**PROBLEM TO WORK ON**. Search the records below for the word "this". Pull out each line that has it.

**GIVEN RECORDS**.
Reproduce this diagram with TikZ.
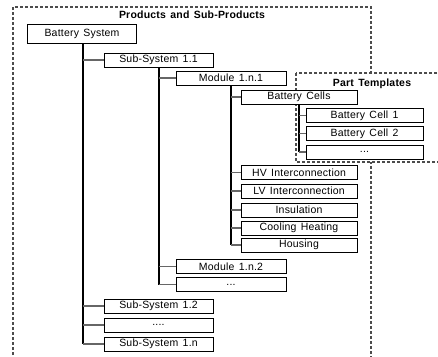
\documentclass[tikz,border=0pt]{standalone}
\usepackage{fontspec}
\setmainfont[LetterSpace=2,WordSpace=1.4]{Liberation Sans}
\begin{document}
\begin{tikzpicture}[x=1pt,y=-1pt,
  box/.style={draw=black,line width=0.8pt,fill=white,minimum height=14pt,inner sep=0pt,
    font=\fontsize{10.5}{12}\selectfont},
  subbox/.style={box,minimum width=109pt},
  modbox/.style={box,minimum width=110pt},
  partbox/.style={box,minimum width=116pt},
  cellbox/.style={box,minimum width=117pt},
  rootbox/.style={box,line width=1.8pt,minimum width=109pt,minimum height=19pt},
  trunk/.style={draw=black,line width=1.3pt},
  branch/.style={draw=black!60,line width=1.3pt},
  frame/.style={draw=black!70,line width=1.1pt,dash pattern=on 3pt off 2pt},
  title/.style={font=\bfseries\fontsize{10.5}{12}\selectfont,inner sep=0pt}
]
\useasboundingbox (0,0) rectangle (438,356);
\clip (0,0) rectangle (438,356);
% outer frame
\draw[frame] (13,360) -- (13,7) -- (371,7) -- (371,360);
\node[title] (t1) at (192,15) {Products and Sub-Products};
% part templates frame
\filldraw[frame,fill=white] (296,73) rectangle (450,162);
\node[title] (t2) at (372,84) {Part Templates};
% nodes
\node[rootbox] (bs) at (82,34) {Battery System};
\node[subbox] (s11) at (158.5,60) {Sub-System 1.1};
\node[subbox] (s12) at (158.5,306) {Sub-System 1.2};
\node[subbox] (sd) at (158.5,325) {....};
\node[subbox] (s1n) at (158.5,344) {Sub-System 1.n};
\node[modbox] (m1) at (231,78) {Module 1.n.1};
\node[modbox] (m2) at (231,266.5) {Module 1.n.2};
\node[modbox] (md) at (231,284.5) {...};
\node[partbox] (bc) at (299,97) {Battery Cells};
\node[partbox] (hv) at (299,172.5) {HV Interconnection};
\node[partbox] (lv) at (299,191) {LV Interconnection};
\node[partbox] (ins) at (299,210) {Insulation};
\node[partbox] (ch) at (299,228) {Cooling Heating};
\node[partbox] (hs) at (299,245) {Housing};
\node[cellbox] (c1) at (364.5,115.5) {Battery Cell 1};
\node[cellbox] (c2) at (364.5,133.5) {Battery Cell 2};
\node[cellbox] (cd) at (364.5,152) {...};
% trunks
\coordinate (t1top) at ([xshift=1pt]bs.south);
\draw[trunk] (t1top) -- (t1top |- s1n.west);
\coordinate (t2top) at ([xshift=0.5pt]s11.south);
\draw[trunk] (t2top) -- (t2top |- md.west);
\draw[trunk] (m1.south) -- (m1.south |- hs.west);
\draw[trunk] (bc.south) -- (bc.south |- cd.west);
% branches
\foreach \n in {s11,s12,sd,s1n} \draw[branch] (t1top |- \n.west) -- (\n.west);
\foreach \n in {m1,m2,md} \draw[branch] (t2top |- \n.west) -- (\n.west);
\foreach \n in {bc,hv,lv,ins,ch,hs} \draw[branch] (m1.south |- \n.west) -- (\n.west);
\foreach \n in {c1,c2,cd} \draw[branch] (bc.south |- \n.west) -- (\n.west);
\end{tikzpicture}
\end{document}
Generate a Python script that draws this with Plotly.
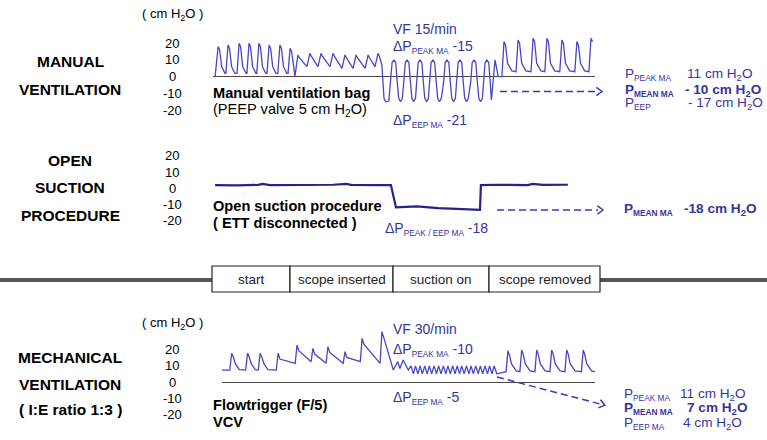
import math
import plotly.graph_objects as go

# ---------------- data (time in s, pressure in cm H2O) ----------------
tick_values = [20, 10, 0, -10, -20]
tick_labels = ["20", "10", "0", "-10", "-20"]
phase_labels = ["start", "scope inserted", "suction on", "scope removed"]

# Manual ventilation
mv_spike_t = [1.7, 5.0, 8.7, 12.0, 15.3, 18.7, 22.3, 25.7]
mv_spike_peak = [18, 19, 20, 20, 20, 19, 19, 17]
mv_spike_base = 2.0
mv_saw_t = [28.3, 32.3, 36.0, 40.0, 44.0, 47.7, 51.7, 55.0]
mv_saw_peak = [13, 14, 14, 14, 13, 13, 13, 14]
mv_saw_trough = [0, 6, 6, 6, 5, 5, 5, 6]
mv_entry_t = [56.3, 57.0, 57.6, 58.6]
mv_entry_p = [7, -13, -15, -14.6]
mv_osc_t = [60.3, 64.7, 69.0, 73.3, 78.0, 82.3, 87.0, 91.3]
mv_osc_peak = [10, 10, 10, 10, 10, 10, 10, 10]
mv_osc_trough = -15
mv_exit_t = [92.8, 94.0, 95.1]
mv_exit_p = [-14, 10, 0]
mv_end_t = [97.0, 101.7, 106.7, 111.3, 116.3, 121.3, 126.0]
mv_end_peak = [21, 22, 23, 23, 22, 21, 23]
mv_end_base = 3.0

# Open suction procedure
os_t = [0.7, 8, 15, 16.5, 19, 30, 40, 44.5, 46, 55, 59.3, 61.0, 64, 68, 75, 82, 89.0, 89.3, 95, 105, 106.5, 110, 118.3]
os_p = [2.0, 1.8, 2.1, 2.7, 2.0, 1.9, 2.2, 2.7, 2.1, 2.0, 2.0, -11.8, -11.6, -11.1, -12.2, -12.7, -13.3, 2.0, 2.2, 2.0, 2.7, 2.1, 2.2]

# Mechanical ventilation
me_start_t, me_start_p = 3.0, 7.3
me_breath_t = [6.2, 11.5, 15.7, 21.7, 28.0, 33.3, 38.3, 44.0, 49.7, 56.3]
me_breath_peak = [17.5, 17.5, 17.5, 17.5, 22.6, 20.5, 21.5, 18.5, 26.6, 30.7]
me_breath_trough = [7.3, 7.3, 7.3, 7.3, 11.4, 12.4, 11.4, 11.4, 12.4, 11.4]
me_breath_spike = [True, True, True, False, False, False, False, False, False, False]
me_trans_t = [60.1, 61.6, 62.3, 63.4, 65.1]
me_trans_p = [7.3, 12.4, 8.2, 13.4, 7.3]
me_zz_peak_t = [66.0, 67.5, 69.0, 70.6, 72.1, 73.7, 75.2, 76.8, 78.3, 79.9, 81.4,
                82.9, 84.5, 86.0, 87.6, 89.1, 90.7, 92.2, 93.7]
me_zz_trough_t = [66.8, 68.3, 69.8, 71.4, 72.9, 74.5, 76.0, 77.6, 79.1, 80.7, 82.2,
                  83.7, 85.3, 86.8, 88.4, 89.9, 91.5, 93.0, 94.6]
me_zz_peak = 9.8
me_zz_trough = 5.0
me_end_t = [98.3, 102.9, 107.9, 112.9, 117.9, 123.4]
me_end_peak = [19.0, 19.5, 19.5, 19.5, 19.5, 19.5]
me_end_base = 6.3
me_stop_t = 127.3

# ---------------- layout helpers ----------------
W, H = 767, 440
FONT = "Liberation Sans, Arial, sans-serif"
WAVE = "#4646c6"
BLUE = "#34349f"
PX_PER_S = 3.0


def X(px):
    return px / W


def Y(py):
    return 1 - py / H


def sub(s, size=8.3, bold=False):
    inner = "<b>{}</b>".format(s) if bold else s
    return '<sub><span style="font-size:{}px">{}</span></sub>'.format(size, inner)


# ---------------- build waveforms ----------------
mt, mp = [0.7], [0.0]
for i, (tp, pk) in enumerate(zip(mv_spike_t, mv_spike_peak)):
    if i > 0:
        mt.append(tp - 0.7); mp.append(mv_spike_base)
    mt += [tp, tp + 0.5, tp + 1.2]; mp += [pk, pk - 2, 6]
    if i < len(mv_spike_t) - 1:
        mt.append(tp + 2.3); mp.append(mv_spike_base)
for tp, pk, tr in zip(mv_saw_t, mv_saw_peak, mv_saw_trough):
    mt += [tp - 1.0, tp, tp + 0.4]; mp += [tr, pk, pk - 1.5]
mt += mv_entry_t; mp += mv_entry_p
for i, (tp, pk) in enumerate(zip(mv_osc_t, mv_osc_peak)):
    mt += [tp - 1.1, tp - 0.6, tp, tp + 0.6, tp + 1.1]
    mp += [-3, pk - 1.5, pk, pk - 1.5, -3]
    if i < len(mv_osc_t) - 1:
        mt += [tp + 1.6, tp + 2.2, tp + 2.8]
        mp += [mv_osc_trough + 2, mv_osc_trough, mv_osc_trough + 2]
mt += mv_exit_t; mp += mv_exit_p
for i, (tp, pk) in enumerate(zip(mv_end_t, mv_end_peak)):
    mt.append(tp - 0.7); mp.append(0 if i == 0 else mv_end_base)
    mt += [tp, tp + 0.5]; mp += [pk, pk - 2]
    if i < len(mv_end_t) - 1:
        mt += [tp + 1.2, tp + 2.6]; mp += [8, mv_end_base + 0.5]

et, ep = [me_start_t], [me_start_p]
for i in range(len(me_breath_t)):
    tp, pk, tr, sp = me_breath_t[i], me_breath_peak[i], me_breath_trough[i], me_breath_spike[i]
    et.append(tp - 0.6); ep.append(tr)
    et.append(tp); ep.append(pk)
    if sp:
        et += [tp + 0.5, tp + 1.3, tp + 2.6]; ep += [pk - 2, 11, tr + 0.3]
    else:
        et += [tp + 0.6]; ep += [pk - 3.5]
et += me_trans_t; ep += me_trans_p
for a, b in zip(me_zz_peak_t, me_zz_trough_t):
    et += [a, b]; ep += [me_zz_peak, me_zz_trough]
for i, (tp, pk) in enumerate(zip(me_end_t, me_end_peak)):
    et.append(tp - 0.6); ep.append(me_end_base)
    et += [tp, tp + 0.5, tp + 1.2, tp + 2.8]; ep += [pk, pk - 2.5, 11, me_end_base + 0.5]
et.append(me_stop_t); ep.append(me_end_base)

fig = go.Figure()
fig.add_trace(go.Scatter(x=mt, y=mp, mode="lines", line=dict(color=WAVE, width=1.3),
                         xaxis="x", yaxis="y", hoverinfo="skip"))
fig.add_trace(go.Scatter(x=os_t, y=os_p, mode="lines", line=dict(color="#23238c", width=2.2),
                         xaxis="x2", yaxis="y2", hoverinfo="skip"))
fig.add_trace(go.Scatter(x=et, y=ep, mode="lines", line=dict(color=WAVE, width=1.3),
                         xaxis="x3", yaxis="y3", hoverinfo="skip"))

panels = [
    dict(xd=(213, 595), t0=0.0, ytop=25, ybot=128, zero=76.7, scale=1.67, zl=True),
    dict(xd=(213, 595), t0=0.0, ytop=140, ybot=235, zero=188.3, scale=1.62, zl=False),
    dict(xd=(222, 595), t0=3.0, ytop=320, ybot=432, zero=382.0, scale=1.64, zl=True),
]
layout_axes = {}
for k, pnl in enumerate(panels, start=1):
    sfx = "" if k == 1 else str(k)
    t1 = pnl["t0"] + (pnl["xd"][1] - pnl["xd"][0]) / PX_PER_S
    layout_axes["xaxis" + sfx] = dict(domain=[X(pnl["xd"][0]), X(pnl["xd"][1])], range=[pnl["t0"], t1],
                                      visible=True, showgrid=False, zeroline=False, showticklabels=False,
                                      ticks="", showline=False, anchor="y" + sfx, fixedrange=True)
    layout_axes["yaxis" + sfx] = dict(domain=[Y(pnl["ybot"]), Y(pnl["ytop"])],
                                      range=[(pnl["zero"] - pnl["ybot"]) / pnl["scale"],
                                             (pnl["zero"] - pnl["ytop"]) / pnl["scale"]],
                                      showgrid=False, zeroline=pnl["zl"], zerolinecolor="#4a4a4a",
                                      zerolinewidth=1.2, showticklabels=False, ticks="", showline=False,
                                      anchor="x" + sfx, fixedrange=True)

ann = []


def txt(x, y, s, size=14, color="black", anchor="left"):
    ann.append(dict(x=X(x), y=Y(y), xref="paper", yref="paper", text=s, showarrow=False,
                    xanchor=anchor, yanchor="middle", font=dict(size=size, color=color, family=FONT)))


for yref in ["y", "y2", "y3"]:
    for v, lab in zip(tick_values, tick_labels):
        ann.append(dict(x=X(172), y=v, xref="paper", yref=yref, text=lab, showarrow=False,
                        xanchor="center", yanchor="middle", font=dict(size=13, color="black", family=FONT)))

H2O = "H<sub>2</sub>O"
txt(172, 15, "( cm " + H2O + " )", 13, anchor="center")
txt(172, 323, "( cm " + H2O + " )", 13, anchor="center")

for s, y in [("MANUAL", 62), ("VENTILATION", 89), ("OPEN", 160), ("SUCTION", 187), ("PROCEDURE", 215),
             ("MECHANICAL", 357), ("VENTILATION", 384), ("( I:E ratio 1:3 )", 409)]:
    txt(70, y, "<b>" + s + "</b>", 15.5, anchor="center")

txt(211, 93, "<b>Manual ventilation bag</b>", 14.6)
txt(211, 110, "(PEEP valve 5 cm " + H2O + ")", 14.6)
txt(211, 206, "<b>Open suction procedure</b>", 14.6)
txt(211, 223, "<b>( ETT disconnected )</b>", 14.6)
txt(211, 405, "<b>Flowtrigger (F/5)</b>", 14.6)
txt(211, 422, "<b>VCV</b>", 14.6)

BS = 14
txt(391, 29, "VF 15/min", BS, BLUE)
txt(391, 47, "ΔP" + sub("PEAK MA") + " -15", BS, BLUE)
txt(391, 121, "ΔP" + sub("EEP MA") + " -21", BS, BLUE)
txt(383, 229, "ΔP" + sub("PEAK / EEP MA") + " -18", BS, BLUE)
txt(391, 329, "VF 30/min", BS, BLUE)
txt(391, 350, "ΔP" + sub("PEAK MA") + " -10", BS, BLUE)
txt(391, 398, "ΔP" + sub("EEP MA") + " -5", BS, BLUE)

RS = 13.6
txt(623, 75, "P" + sub("PEAK MA"), RS, BLUE)
txt(685, 75, "11 cm " + H2O, RS, BLUE)
txt(623, 90, "<b>P</b>" + sub("MEAN MA", bold=True), RS, BLUE)
txt(683, 90, "<b>- 10 cm " + H2O + "</b>", RS, BLUE)
txt(623, 104, "P" + sub("EEP"), RS, BLUE)
txt(686, 104, "- 17 cm " + H2O, RS, BLUE)
txt(622, 209, "<b>P</b>" + sub("MEAN MA", bold=True), RS, BLUE)
txt(682, 209, "<b>-18 cm " + H2O + "</b>", RS, BLUE)
txt(622, 394, "P" + sub("PEAK MA"), RS, BLUE)
txt(678, 394, "11 cm " + H2O, RS, BLUE)
txt(622, 408, "<b>P</b>" + sub("MEAN MA", bold=True), RS, BLUE)
txt(685, 408, "<b>7 cm " + H2O + "</b>", RS, BLUE)
txt(622, 423, "P" + sub("EEP MA"), RS, BLUE)
txt(681, 423, "4 cm " + H2O, RS, BLUE)

cells = [212, 290, 393, 489, 600]
shapes = []
shapes.append(dict(type="line", xref="paper", yref="paper", x0=X(0), x1=X(212), y0=Y(280), y1=Y(280),
                   line=dict(color="#555555", width=4)))
shapes.append(dict(type="line", xref="paper", yref="paper", x0=X(600), x1=X(767), y0=Y(280), y1=Y(280),
                   line=dict(color="#555555", width=4)))
for i, lab in enumerate(phase_labels):
    shapes.append(dict(type="rect", xref="paper", yref="paper", x0=X(cells[i]), x1=X(cells[i + 1]),
                       y0=Y(292), y1=Y(266), line=dict(color="#222222", width=1.2), fillcolor="white"))
    txt((cells[i] + cells[i + 1]) / 2, 279.5, lab, 13.5, "#222222", anchor="center")


def arrow(x0, y0, x1, y1):
    shapes.append(dict(type="line", xref="paper", yref="paper", x0=X(x0), y0=Y(y0), x1=X(x1), y1=Y(y1),
                       line=dict(color="#3a3ab4", width=1.5, dash="7px,4px")))
    ang = math.atan2(y1 - y0, x1 - x0)
    tx, ty = x1 + 5 * math.cos(ang), y1 + 5 * math.sin(ang)
    pts = []
    for da in (2.5, -2.5):
        a = ang + da
        pts.append((tx + 7 * math.cos(a), ty + 7 * math.sin(a)))
    path = "M {} {} L {} {} L {} {}".format(X(pts[0][0]), Y(pts[0][1]), X(tx), Y(ty), X(pts[1][0]), Y(pts[1][1]))
    shapes.append(dict(type="path", xref="paper", yref="paper", path=path,
                       line=dict(color="#3a3ab4", width=1.5)))


arrow(500, 91.5, 597, 91.5)
arrow(497, 210, 598, 210)
arrow(497, 377, 600, 404)

fig.update_layout(width=W, height=H, margin=dict(l=0, r=0, t=0, b=0), paper_bgcolor="white",
                  plot_bgcolor="white", showlegend=False, annotations=ann, shapes=shapes, **layout_axes)
fig.write_html("out.html", config={"displayModeBar": False},
               post_script="document.body.style.margin='0';document.body.style.padding='0';")
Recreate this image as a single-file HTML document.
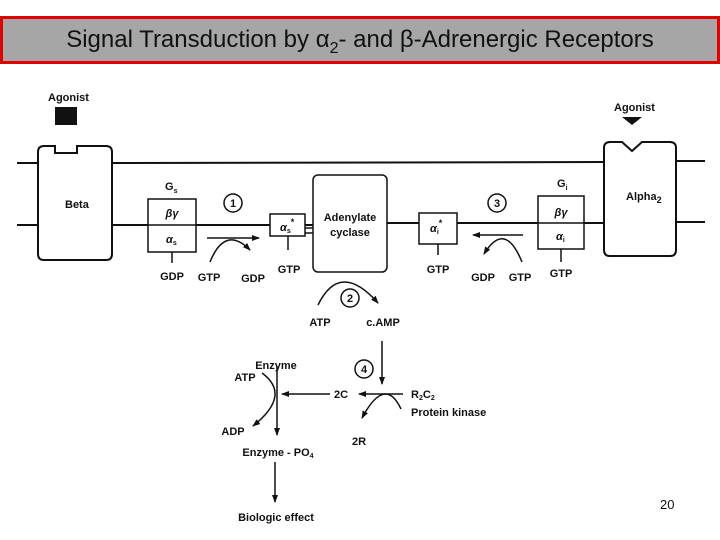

**EXERCISE ANSWER**.
Reproduce this diagram with TikZ.
Generate a Python script that draws this with Plotly.
Recreate this image as a single-file HTML document.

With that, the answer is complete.